Qualifier ces activités en salariat n'est pas satisfaisant puisqu'il n'existe objectivement pas de situation de subordination, celle-ci n'étant d'ailleurs pas souhaitée par les intéressés. En outre, les nouvelles obligations que cette qualification impliquerait pour les plateformes pourraient se répercuter en termes d'emploi et d'activité économique.

A l'inverse, créer un tiers statut, plus protecteur que le statut d'indépendant sans pour autant être assimilé au salariat, supposerait une réflexion approfondie, qui ne peut être menée dans le cadre de cette mission.

Notre groupe regrette donc que la question récurrente du statut des travailleurs de plateformes numériques n'ait pas permis de renforcer davantage la protection des travailleurs.

Le rapport apporte néanmoins des éléments importants concernant l'instauration d'une représentation des travailleurs et d'un dialogue social. Le Gouvernement s'étant engagé dans cette voie, la mission recommande la fixation de thèmes obligatoires, ainsi que la négociation d'accords de plateformes qui primeraient sur les accords de secteur lorsqu'ils seraient plus favorables.

D'autre part, la mission prend la mesure de la transformation majeure qu'engendre le management algorithmique dans les relations entre les travailleurs, les clients et les plateformes. Les algorithmes, présentés comme neutres, comportent cependant des risques, notamment par l'utilisation de données personnelles, et peuvent également être responsables de discriminations.

Certaines variables sont utilisées pour établir un profil des travailleurs, s'appuyant par exemple sur les avis et notes des internautes ou sur leur rapidité d'intervention, mais à ces variables objectives peuvent s'en ajouter d'autres, largement invisibles. L'algorithme devient ainsi une boîte noire qui opère des classements dans une complète opacité, ce qui est d'autant plus inquiétant que la plateforme peut ne pas se limiter à rapprocher l'offre et la demande mais impacter des décisions aussi importantes que les conditions de travail ou de rémunération des travailleurs.

Face à un tel système, la mission propose des solutions concrètes.

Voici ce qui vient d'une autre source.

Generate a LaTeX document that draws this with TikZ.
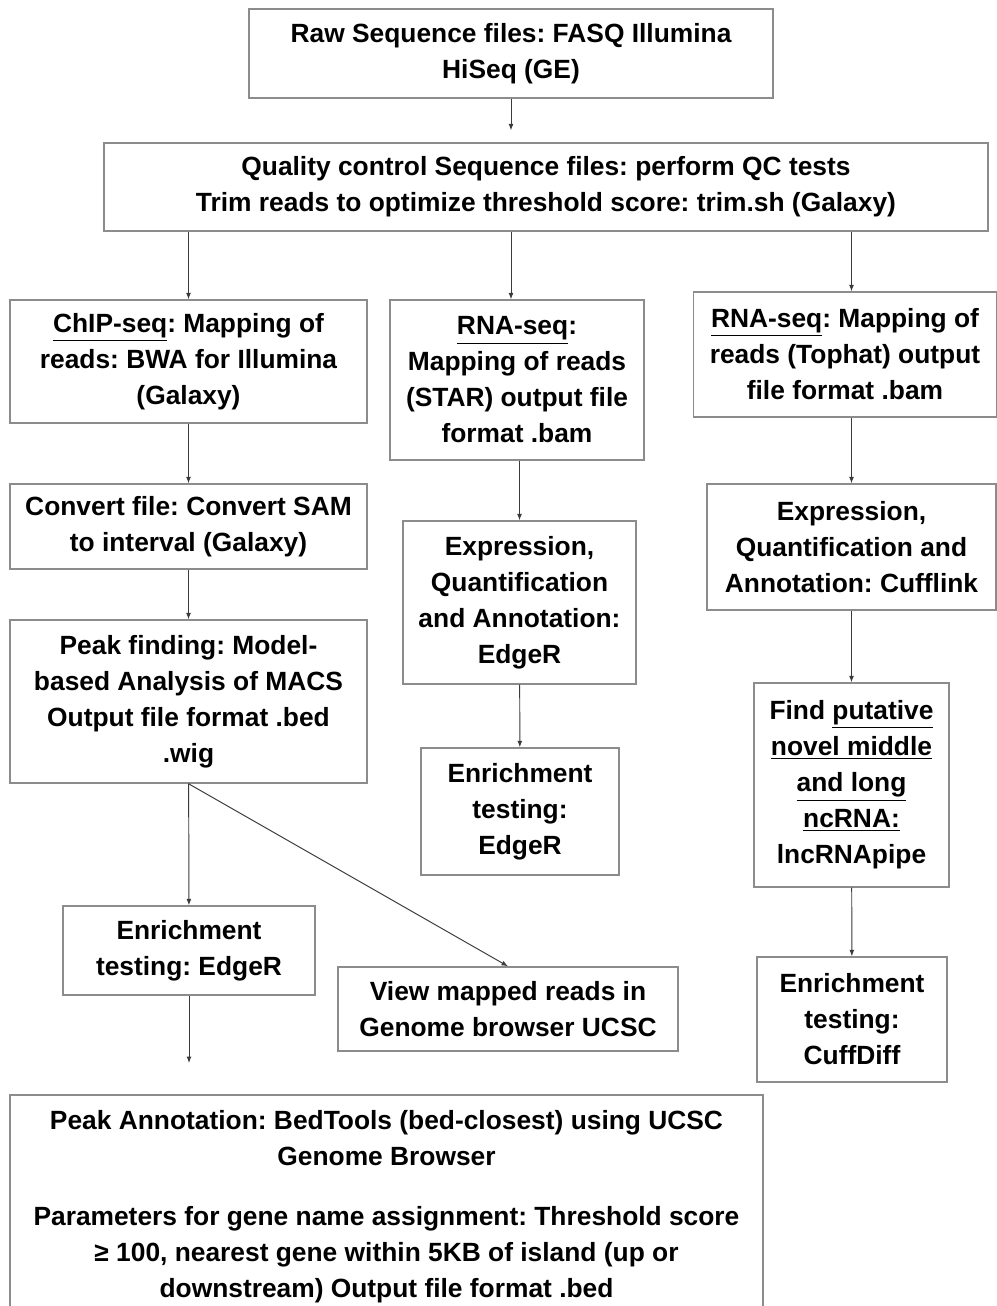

Il est essentiel, comme le propose le rapport, que la transparence, la lisibilité et l'évolution des algorithmes deviennent plus systématiquement un des thèmes du dialogue social qui va se mettre en place dans le cadre des plateformes, et d'encourager la formation des acteurs de ce dialogue - qu'il s'agisse des entreprises ou des travailleurs - aux enjeux de l'intelligence artificielle et des algorithmes, ainsi que leur accès à une expertise.

C'est également en amont qu'il faudra agir en instituant des règles encadrant la conception des algorithmes et plateformes, en particulier pour leur imposer des critères d'accessibilité et d'auditabilité.

Ainsi que le rapport le précise, cet ensemble de mesures doit trouver à s'appliquer dans le respect du principe de secret des affaires.

En conclusion, le groupe Les Républicains estime que le travail approfondi de la mission permettra une meilleure connaissance de l'ensemble des enjeux lié au développement des plateformes, contribuant ainsi à la mise en place d'un cadre juridique respectueux de la liberté et des droits des travailleurs.